Last week, I found myself driving rather sedately around the 10-mile course, designed to simulate a range of road conditions, from alpine tracks to congested city streets. The high-speed, circular drag was especially intriguing – although I was not allowed to move into the outer lane where 100mph seemed to be a minimum speed limit.

The aim of the jaunt was to enhance my fuel-saving performance. In other words, rather than burning rubber in true Clarkson fashion, I was meant to be learning how not to burn petrol. A computer monitored my performance before and after instruction. I managed an 11 per cent increase in fuel efficiency, largely because, second time around, I stuck to 70mph on the motorway bit of the course.

The secret seems to be to think ahead and predict when to lift your foot off the throttle to allow controlled deceleration, instead of pumping the brakes.
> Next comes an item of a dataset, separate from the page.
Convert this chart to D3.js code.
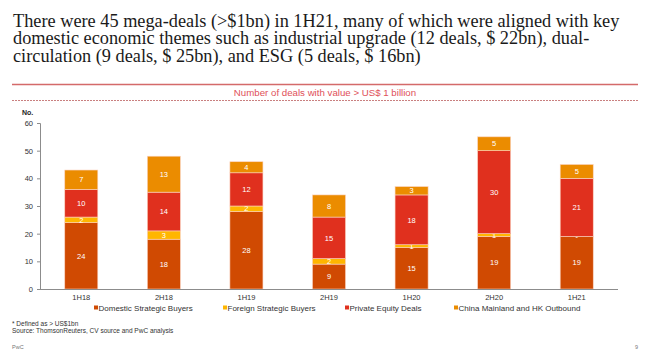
<!DOCTYPE html>
<html>
<head>
    <meta charset="utf-8">
    <title>Mega-deals</title>
    <style>
        body {
            margin: 0;
            padding: 0;
            background: #fff;
        }

        .title {
            font-family: "Liberation Serif", "DejaVu Serif", serif;
            font-size: 18.3px;
            fill: #1a1a1a;
        }

        .small {
            font-family: "Liberation Sans", Arial, sans-serif;
            font-size: 8px;
            fill: #333;
        }

        .axis text {
            font-family: "Liberation Sans", Arial, sans-serif;
            font-size: 7.5px;
            fill: #333;
        }

        .axis path,
        .axis line {
            stroke: #8c8c8c;
        }
    </style>
</head>
<body>
    <div id="chart"></div>

    <script src="https://d3js.org/d3.v7.min.js"></script>
    <script>
        var periods = ["1H18", "2H18", "1H19", "2H19", "1H20", "2H20", "1H21"];
        var domestic = [24, 18, 28, 9, 15, 19, 19];
        var foreign = [2, 3, 2, 2, 1, 1, 0];
        var privateEquity = [10, 14, 12, 15, 18, 30, 21];
        var outbound = [7, 13, 4, 8, 3, 5, 5];
        var yTicks = [0, 10, 20, 30, 40, 50, 60];

        var seriesNames = ["Domestic Strategic Buyers", "Foreign Strategic Buyers", "Private Equity Deals", "China Mainland and HK Outbound"];
        var seriesColors = ["#d04a02", "#ffb600", "#e0301e", "#eb8c00"];

        var width = 650,
            height = 360;

        var svg = d3.select("#chart")
            .append("svg")
            .attr("width", width)
            .attr("height", height);

        // title
        var titleLines = [
            "There were 45 mega-deals (>$1bn) in 1H21, many of which were aligned with key",
            "domestic economic themes such as industrial upgrade (12 deals, $ 22bn), dual-",
            "circulation (9 deals, $ 25bn), and ESG (5 deals, $ 16bn)"
        ];
        svg.append("g")
            .selectAll("text")
            .data(titleLines)
            .enter()
            .append("text")
            .attr("class", "title")
            .attr("x", 13)
            .attr("y", function (d, i) { return 27 + i * 17.3; })
            .text(function (d) { return d; });

        // header band
        svg.append("line")
            .attr("x1", 12).attr("x2", 638)
            .attr("y1", 84.5).attr("y2", 84.5)
            .attr("stroke", "#d46a6a")
            .attr("stroke-width", 1.5);

        svg.append("text")
            .attr("x", 325)
            .attr("y", 96)
            .attr("text-anchor", "middle")
            .style("font-family", "'Liberation Sans', Arial, sans-serif")
            .style("font-size", "9.7px")
            .style("fill", "#e0505a")
            .text("Number of deals with value > US$ 1 billion");

        svg.append("line")
            .attr("x1", 12).attr("x2", 638)
            .attr("y1", 100.5).attr("y2", 100.5)
            .attr("stroke", "#c98080")
            .attr("stroke-width", 1)
            .attr("stroke-dasharray", "2,1");

        // chart
        var x = d3.scaleBand()
            .domain(periods)
            .range([40, 618])
            .paddingInner(0.6)
            .paddingOuter(0.3);

        var y = d3.scaleLinear()
            .domain([0, 60])
            .range([289, 123]);

        var table = periods.map(function (p, i) {
            return {
                period: p,
                s0: domestic[i],
                s1: foreign[i],
                s2: privateEquity[i],
                s3: outbound[i]
            };
        });

        var stack = d3.stack().keys(["s0", "s1", "s2", "s3"]);
        var layers = stack(table);

        var layer = svg.append("g")
            .selectAll("g")
            .data(layers)
            .enter()
            .append("g")
            .attr("fill", function (d, i) { return seriesColors[i]; });

        layer.selectAll("rect")
            .data(function (d) { return d; })
            .enter()
            .append("rect")
            .attr("x", function (d) { return x(d.data.period); })
            .attr("width", x.bandwidth())
            .attr("y", function (d) { return y(d[1]); })
            .attr("height", function (d) { return y(d[0]) - y(d[1]); })
            .attr("stroke", "#fbd3c0")
            .attr("stroke-width", 0.6);

        layer.selectAll("text")
            .data(function (d) { return d; })
            .enter()
            .append("text")
            .attr("x", function (d) { return x(d.data.period) + x.bandwidth() / 2; })
            .attr("y", function (d) { return (y(d[0]) + y(d[1])) / 2 + 2.7; })
            .attr("text-anchor", "middle")
            .style("font-family", "'Liberation Sans', Arial, sans-serif")
            .style("font-size", "7.5px")
            .style("fill", "#fff")
            .text(function (d) { var v = d[1] - d[0]; return v === 0 ? "-" : v; });

        // axes
        svg.append("g")
            .attr("class", "axis")
            .attr("transform", "translate(40,0)")
            .call(d3.axisLeft(y).tickValues(yTicks).tickSize(3).tickPadding(4))
            .call(function (g) { g.select(".domain").attr("d", "M-3,123.5H0.5V289.5"); });

        svg.append("g")
            .attr("class", "axis")
            .attr("transform", "translate(0,289.5)")
            .call(d3.axisBottom(x).tickSize(0).tickPadding(5))
            .call(function (g) { g.select(".domain").attr("d", "M40,0H618"); });

        svg.append("text")
            .attr("x", 22)
            .attr("y", 115)
            .style("font-family", "'Liberation Sans', Arial, sans-serif")
            .style("font-size", "7px")
            .style("font-weight", "bold")
            .style("fill", "#222")
            .text("No.");

        // legend
        var legendX = [94, 223, 345, 454];
        var legend = svg.append("g")
            .selectAll("g")
            .data(seriesNames)
            .enter()
            .append("g")
            .attr("transform", function (d, i) { return "translate(" + legendX[i] + ",311)"; });

        legend.append("rect")
            .attr("y", -5.5)
            .attr("width", 4)
            .attr("height", 4)
            .attr("fill", function (d, i) { return seriesColors[i]; });

        legend.append("text")
            .attr("class", "small")
            .attr("x", 4.5)
            .text(function (d) { return d; });

        // notes
        svg.append("text")
            .attr("class", "small")
            .attr("x", 12).attr("y", 326)
            .style("font-size", "6.5px")
            .text("* Defined as > US$1bn");

        svg.append("text")
            .attr("class", "small")
            .attr("x", 12).attr("y", 333)
            .style("font-size", "6.5px")
            .text("Source: ThomsonReuters, CV source and PwC analysis");

        svg.append("text")
            .attr("class", "small")
            .attr("x", 12).attr("y", 349)
            .style("font-size", "5.5px")
            .style("fill", "#777")
            .text("PwC");

        svg.append("text")
            .attr("class", "small")
            .attr("x", 638).attr("y", 349)
            .attr("text-anchor", "end")
            .style("font-size", "5.5px")
            .style("fill", "#777")
            .text("9");
    </script>
</body>
</html>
Avoid accelerating up hills, and lift your foot off the throttle before you reach the top to allow the vehicle's momentum to take you over the peak. If only Jeremy would drive that way.

Hard to swallow

The British Medical Journal is full of letters this week from distinguished doctors complaining about the decision of the UK Medicines and Healthcare Products Regulatory Agency to award the first licence to a homeopathic product – Arnica 30C pills.

Professor David Colquhoun of University College London said the decision makes a mockery of the aims of the agency because the pills contain no trace of the ingredient on the label. It's like selling a product labelled "strawberry jam" without any strawberries in it, he says.

Strong and sweet

The image of a lion's rotting corpse swarming with what look like flies (but are actually bees) on the green-and-gold tins of Lyle's Golden Syrup has not changed in a century. It is certainly one of my earliest visual memories from childhood.

Now the Royal Society of Chemistry has honoured the seemingly stomach-churning image with a one-off food award for the company's loyalty to a picture that depicts a Biblical reference to Samson's Riddle: "Out of the eater comes something to eat, and out of the strong comes forth sweetness." I remember my deeply religious grandmother once explaining to me what it meant – not often today you get a morality tale on a supermarket product.